Members also discussed patients' mental health problems, with a Canadian nurse practitioner saying she was "perplexed" whether a patient with post-traumatic stress disorder and dissociative identities could give informed consent. 

SOC8 mental health chapter author Dan Karasic told her to just evaluate whether the patient has "persistent gender dysphoria, capacity to consent, and the benefits of starting hormones outweigh the risks.”

Karasic has previously said WPATH members should not reject transition for "plural" identities.

Others said they must get consent from all of the "alters" exhibited by their dissociative patients or risk litigation. One admitted to hiding dissociative diagnoses in referral letters, calling it "complicated PTSD" so gender-affirming surgeons wouldn't question it.

"My comments in any forum on the care of transgender adults with co-occurring mental health conditions are consistent with my belief in the importance of mental health care in these patients, which is the work I've done for decades," Karasic wrote in an email.

While he hasn't reviewed the report "in its entirety, as it was just released," Karasic said he saw a "quote attributed to me" that was "was edited from my actual comments, and I've seen in the past that excerpts of statements I've made are sometimes presented to try to assert that I am making a point that is opposite to the one I made."

The leak included internal video from a May 6, 2022 "Identity Evolution Workshop," also made public by Shellenberger's group, and the report includes a 30-page transcript.

Canadian endocrinologist Daniel Metzger explained that young patients and even some adults don't understand that they cannot "pick and choose the effects of hormone therapy," such as taking estrogen without developing breasts or testosterone without facial hair.

Other panelists smiled when Metzger said young patients are a "blank wall" when he warns them about the likelihood of sterility from treatment and say they'll just adopt if they want kids, believing they can go to "the orphanage" and get a baby.

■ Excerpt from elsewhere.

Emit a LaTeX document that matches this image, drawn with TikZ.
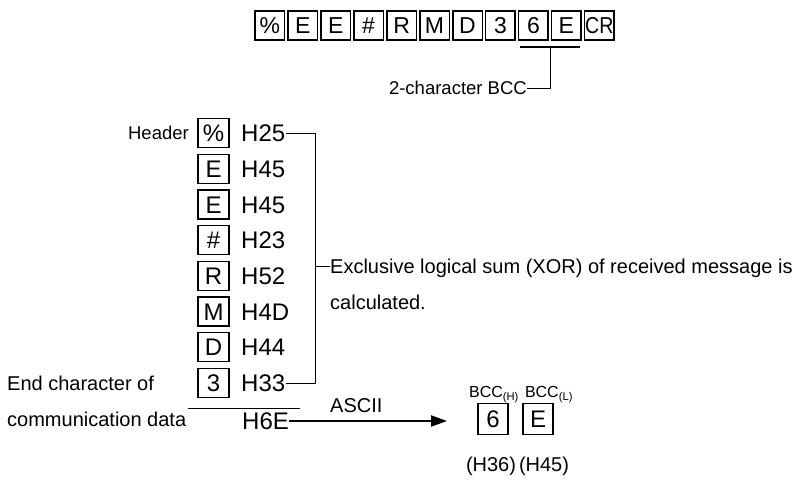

Child psychologist Dianne Berg, author of SOC8's child chapter, said she was "stumped" on how to make a 9-year-old "who's starting puberty suppression" appreciate the fertility consequences.

She said many patients had started "medical intervention" before mental health treatment because of a "backlog of therapists," and that she is frustrated by parents who "can’t tell me what they need to know about a medical intervention that apparently they signed off for."

Former WPATH president Jamison Green told the panel that some patients can "get their hormones prescribed through their primary care provider," who is not an expert. Report author Hughes says this contradicts WPATH's official statement that "a team of medical and mental health professionals carefully evaluates young patients."

Green also said patients for hormones and surgeries tend to skim or even ignore the potential complications and consequences on the consent form because their mentality is "this is my moment, I gotta grab it."

Metzger, Berg and Green did not respond to queries about their comments and portrayal in the report.